The council made no final decisions Wednesday night and instead requested MPL Director Elaine Dunne-Thayer and the library Board of Trustees discuss the idea and report back at next Wednesday’s budget workshop.

Town board members did not object to Mr. Macaulay’s proposal at Wednesday night’s meeting.

“John poses an interesting yet troubling scenario, but nonetheless, one we have to look at,” Mr. Gray said.

Councilman Robert J. Cunningham agreed; such a discussion is necessary because of the proposed tax increases, he said.

“It’s the reality,” he said.

At Wednesday’s budget workshop, the council agreed to change the town’s spring cleanup program next year.
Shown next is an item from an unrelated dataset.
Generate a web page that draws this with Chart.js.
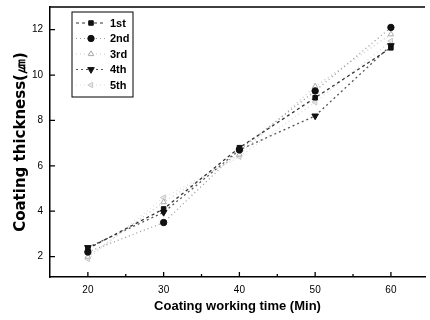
<!DOCTYPE html>
<html>
<head>
<meta charset="utf-8">
<script src="https://cdn.jsdelivr.net/npm/chart.js@4.4.1/dist/chart.umd.min.js"></script>
<style>
  html, body { margin: 0; padding: 0; background: #fff; }
  #wrap { width: 430px; height: 320px; position: relative; }
</style>
</head>
<body>
<div id="wrap"><canvas id="chart"></canvas></div>
<script>
// ── Data ──────────────────────────────────────────────────
const times  = [20, 30, 40, 50, 60];
const run1st = [2.35, 4.1, 6.8, 9.0, 11.2];
const run2nd = [2.2, 3.5, 6.7, 9.3, 12.1];
const run3rd = [2.0, 4.4, 6.5, 9.5, 11.8];
const run4th = [2.4, 3.95, 6.7, 8.2, 11.3];
const run5th = [1.9, 4.6, 6.4, 8.8, 11.5];
const labels = ["1st", "2nd", "3rd", "4th", "5th"];
const xTicks = [20, 30, 40, 50, 60];
const xMinor = [25, 35, 45, 55];
const yTicks = [2, 4, 6, 8, 10, 12];

const FONT = "'Liberation Sans', Arial, sans-serif";

function pts(vals) {
  return times.map(function (t, i) { return { x: t, y: vals[i] }; });
}

// ── Series styles (greyscale scan look) ──────────────────
const styles = [
  { c: "#111", line: "#333", dash: [3, 3], ps: "rect",     rot: 0,   r: 3.2, fill: "#111" },
  { c: "#111", line: "#999", dash: [1, 3], ps: "circle",   rot: 0,   r: 3.2, fill: "#111" },
  { c: "#aaa", line: "#ccc", dash: [1, 3], ps: "triangle", rot: 0,   r: 3.2, fill: "#fff" },
  { c: "#111", line: "#555", dash: [2, 3], ps: "triangle", rot: 180, r: 3.8, fill: "#111" },
  { c: "#c8c8c8", line: "#ddd", dash: [1, 3], ps: "triangle", rot: -90, r: 3.2, fill: "#e8e8e8" }
];
const series = [run1st, run2nd, run3rd, run4th, run5th];

const datasets = series.map(function (vals, i) {
  const s = styles[i];
  return {
    label: labels[i],
    data: pts(vals),
    borderColor: s.line,
    borderWidth: 1.3,
    borderDash: s.dash,
    pointStyle: s.ps,
    pointRotation: s.rot,
    pointRadius: s.r,
    pointBackgroundColor: s.fill,
    pointBorderColor: s.c,
    pointBorderWidth: 1,
    tension: 0,
    fill: false
  };
});

// ── Inward ticks, top frame and boxed legend ─────────────
const framePlugin = {
  id: "frame",
  afterDraw: function (chart) {
    const ctx = chart.ctx;
    const a = chart.chartArea;
    const xs = chart.scales.x, ys = chart.scales.y;
    ctx.save();
    ctx.strokeStyle = "#000";
    ctx.lineWidth = 1.3;
    ctx.beginPath();
    ctx.moveTo(a.left, a.top); ctx.lineTo(a.right, a.top);
    xTicks.forEach(function (v) {
      const x = xs.getPixelForValue(v);
      ctx.moveTo(x, a.bottom); ctx.lineTo(x, a.bottom - 5);
    });
    xMinor.forEach(function (v) {
      const x = xs.getPixelForValue(v);
      ctx.moveTo(x, a.bottom); ctx.lineTo(x, a.bottom - 3);
    });
    yTicks.forEach(function (v) {
      const y = ys.getPixelForValue(v);
      ctx.moveTo(a.left, y); ctx.lineTo(a.left + 5, y);
    });
    ctx.stroke();

    // legend box
    const bx = a.left + 22, by = a.top + 5, bw = 61, bh = 85;
    ctx.lineWidth = 1;
    ctx.strokeRect(bx, by, bw, bh);
    ctx.font = "bold 11px " + FONT;
    ctx.textBaseline = "middle";
    datasets.forEach(function (d, i) {
      const y = by + 11 + i * 15.5;
      ctx.strokeStyle = d.borderColor;
      ctx.setLineDash(d.borderDash);
      ctx.lineWidth = 1.2;
      ctx.beginPath();
      ctx.moveTo(bx + 4, y); ctx.lineTo(bx + 33, y);
      ctx.stroke();
      ctx.setLineDash([]);
      ctx.fillStyle = d.pointBackgroundColor;
      ctx.strokeStyle = d.pointBorderColor;
      ctx.lineWidth = 1;
      Chart.helpers.drawPoint(ctx, {
        pointStyle: d.pointStyle, radius: d.pointRadius,
        rotation: d.pointRotation, borderWidth: 1
      }, bx + 19, y);
      ctx.fillStyle = "#000";
      ctx.fillText(d.label, bx + 38, y + 0.5);
    });
    ctx.restore();
  }
};

new Chart(document.getElementById("chart"), {
  type: "line",
  data: { datasets: datasets },
  options: {
    responsive: true,
    maintainAspectRatio: false,
    animation: false,
    layout: { padding: { left: 12, right: 2, top: 7, bottom: 2 } },
    plugins: { legend: { display: false }, tooltip: { enabled: false } },
    scales: {
      x: {
        type: "linear",
        min: 15, max: 64.5,
        afterBuildTicks: function (s) { s.ticks = xTicks.map(function (v) { return { value: v }; }); },
        afterFit: function (s) { s.height = 41; s.paddingLeft = 0; s.paddingRight = 0; },
        border: { color: "#000", width: 1.5 },
        grid: { drawOnChartArea: false, drawTicks: false },
        ticks: { color: "#000", padding: 7, font: { family: FONT, size: 10 } },
        title: {
          display: true, text: "Coating working time (Min)", color: "#000",
          padding: { top: 9 }, font: { family: FONT, size: 13, weight: "bold" }
        }
      },
      y: {
        min: 1.1, max: 13,
        afterBuildTicks: function (s) { s.ticks = yTicks.map(function (v) { return { value: v }; }); },
        afterFit: function (s) { s.width = 38; s.paddingTop = 0; s.paddingBottom = 0; },
        border: { color: "#000", width: 1.5 },
        grid: { drawOnChartArea: false, drawTicks: false },
        ticks: { color: "#000", padding: 7, font: { family: FONT, size: 10 } },
        title: {
          display: true, text: "Coating thickness(㎛)", color: "#000",
          padding: { top: 0, bottom: 0 }, font: { family: "'DejaVu Sans', sans-serif", size: 15, weight: "bold" }
        }
      }
    }
  },
  plugins: [framePlugin]
});
</script>
</body>
</html>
Instead of town highway crews driving house-to-house, property owners will have to drive to the county transfer station during an established time period to drop off large trash.

The change will hopefully save money and cut down on the abuse of the program, according to Highway Superintendent Frank Diagostino; town board members agreed.

Mr. Macaulay also proposed furloughing town highway staff during the summer months. The department has cut down on the amount of paving in recent years to save money, and Mr. Macaulay wondered if the town could reduce its staff during those months because of smaller amount of budgeted work.

But Mr. Diagostino said his staff are still very busy during that time frame even if they aren’t paving as many roads these days. Like MPL, the council instructed Mr. Diagostino to review his spending and report back at a subsequent meeting.

Mr. Raiti thanked Mr. Macaulay at the end of the meeting for introducing his ideas.

“John is right in thinking outside the box,” he said. “We have to reconsider how this government and services are going to be structured.”